Wednesday, November 3, 2010

A disheartening night at Arco

When Kings rookie center DeMarcus Cousins slammed into Lakers center Pau Gasol on the low block and hammered in a one-hand duck, it seemed like a flashback at Arco.

How many times did Shaquille O'Neal brutally crush Vlade Divac in the post? Time after time after time. Divac and the Kings would plea offensive foul, but the refs almost never saw it that way. They simply let O'Neal bruise at will.

So when Cousins did his best impersonation of Shaq in his prime, the Arco crowd responded with a burst of jubilation. That happiness lasted just seconds.

You see, these are still the Kings.

And those other guys are still the Lakers.

And in the dark cruel universe of professional basketball, there is no justice for Kings fans.

Only heartbreak. And whistles.

Like the one called on DeMarcus Cousins for an offensive foul on the above-stated play.

Now let's get this straight: The referees had nothing to do with the Kings' 112-110 loss to the Lakers on Wednesday night, but it was just another sign that the basketball gods are not ready to change the physical makeup of the NBA universe.

And, in the end, the night was greatly disheartening.

The talent level between the Laker and Kings is still staggering. Kobe Bryant basically toyed with Sacramento like a cat with a ball of yarn. The Lakers offense clicked in every phase. The Kings battled and managed to stay close, but I doubt anyone in the building thought the Kings had a chance.

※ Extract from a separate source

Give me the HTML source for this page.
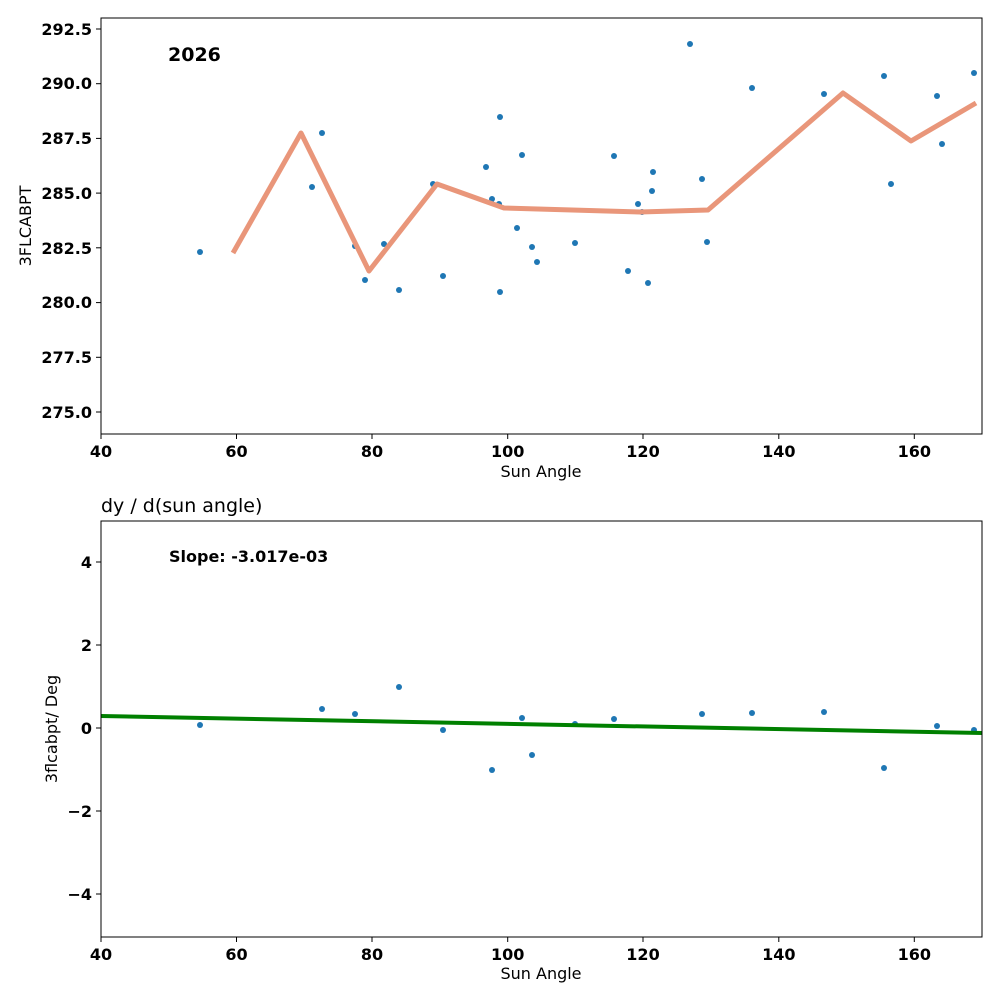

Furthermore, in another embarrassment, Lakers fans in the stands outcheered Kings fans. It was sad. In 2002, an atmosphere like this couldn't be imagined. Walking the concourse, I saw dozens and dozens of fans in Kobe Bryant jerseys. And nobody gave them a second look.

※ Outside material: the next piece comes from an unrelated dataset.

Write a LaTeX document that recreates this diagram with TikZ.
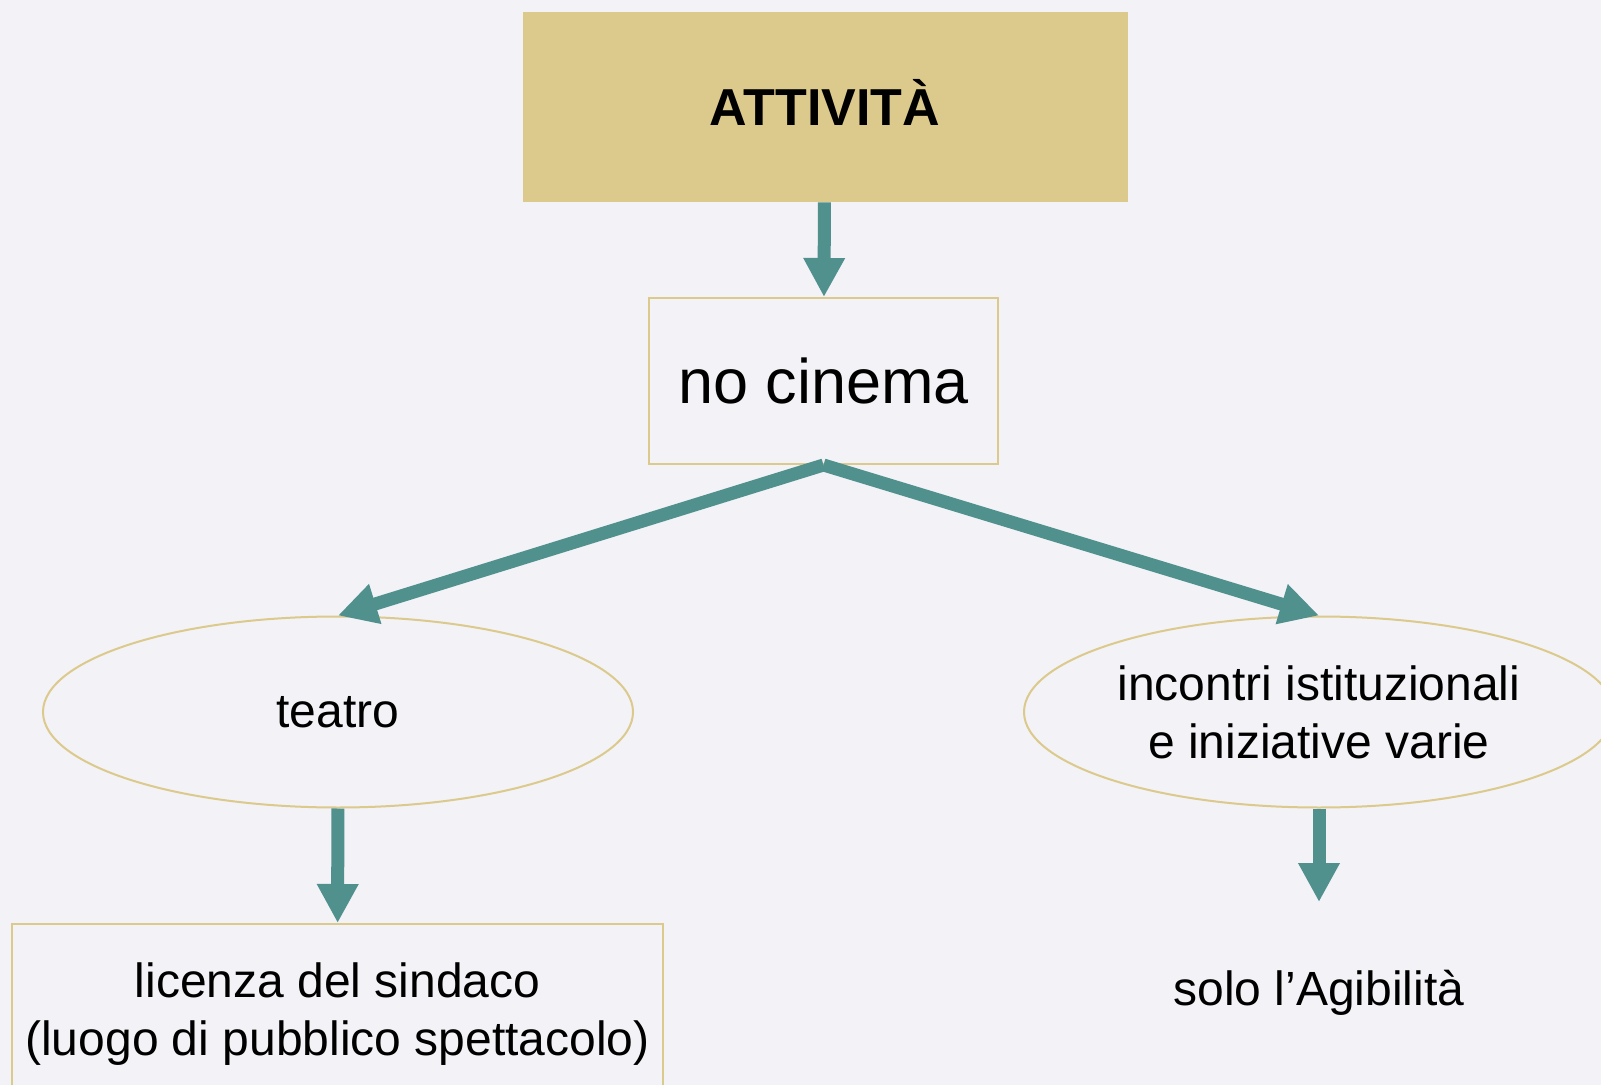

Arco used to give the Kings the top home-court advantage in the league. Those days are long gone. They couldn't even manage to sell out Wednesday night. The announced attendance was slightly over 16,000, but I saw wide swaths of empty seats.

You could almost smell the desperation coming from Kings management. The huge screen above the arena hawked ticket deals at every timeout.

On a night that should have been a coming-out party, it ended up feeing like a New Year's hangover.